Combien il serait difficile, si ce n’est impossible de substituer un ciel à un autre. Chaque ciel nouveau, chaque coloration nouvelle de la vie ne pourrait prendre place que sur le fond d’un ciel idéal déteint, décoloré, mais toujours présent, indélébile. Et rien ne pourrait égaler le ciel d’autrefois.
Le dernier vers conclut :

mon ciel sans ocelle aisément m’abandonne

Un renversement s'est produit : le processus de dégradation de l’estampe se faisait dans les premières strophes « à mes yeux », en fonction donc d’une évolution interne à la locutrice, au locuteur, laissant entendre que c’est elle, ou lui, qui abandonne un ciel décevant, idéal dont la grandeur s’est perdue.
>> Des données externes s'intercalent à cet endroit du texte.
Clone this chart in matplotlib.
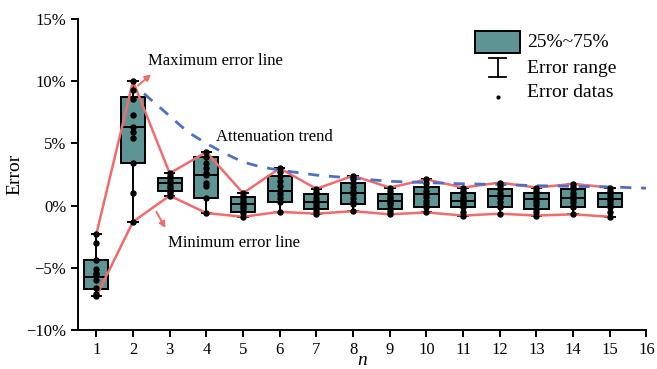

Un devenir actif donc de la locutrice ; mais dans ce final, le dynamisme est du côté du ciel, c’est lui sujet qui « abandonne », délaisse la locutrice qui semble cette fois subir le mouvement.
Elle semble refuser les « ocelles », mais le ciel l’abandonne les emportant avec lui.
Le ciel, temps d’un bonheur en présence de l’idéal, ce ciel «m’abandonne ».
Ce qui a été vécu fut élevé à hauteur d’un idéal ; convaincu donc que l’on ne retrouvera rien de mieux, rien d’égal, on subit l’effet d’un abandon.
« Le poète, dit René Char, construit sa route dans le ciel » ( Fureur et mystère)

Mais à ce beau et mélancolique poème, on peut donner plutôt, pour conclure par une réflexion, cette pensée de Flaubert :

« Les grandes passions, je ne dis pas les turbulentes, mais les hautes, les larges sont celles à qui rien ne peut nuire, et dans lesquelles plusieurs autres peuvent se mouvoir. Aucun accident ne peut déranger une harmonie qui comprend en soi tous les cas particuliers ; sans un tel amour, d’autres amours même auraient pu venir : il eût été tout le cœur ! »

   solinga   
8/3/2023
Merci pour ce poème empreint de nostalgie, dans l'allusion à la sourde menace de l'éclipse et de la perte.
Merci pour la découverte, je l'avoue pour ma part, de ce petit mot scintillant, "ocelle" (qui reparaît à l'alexandrin final, comme un au revoir de refrain aux paupières basses). "Ocelle"...entre la douceur d'un pelage moucheté et le miroitement d'une vision neuve.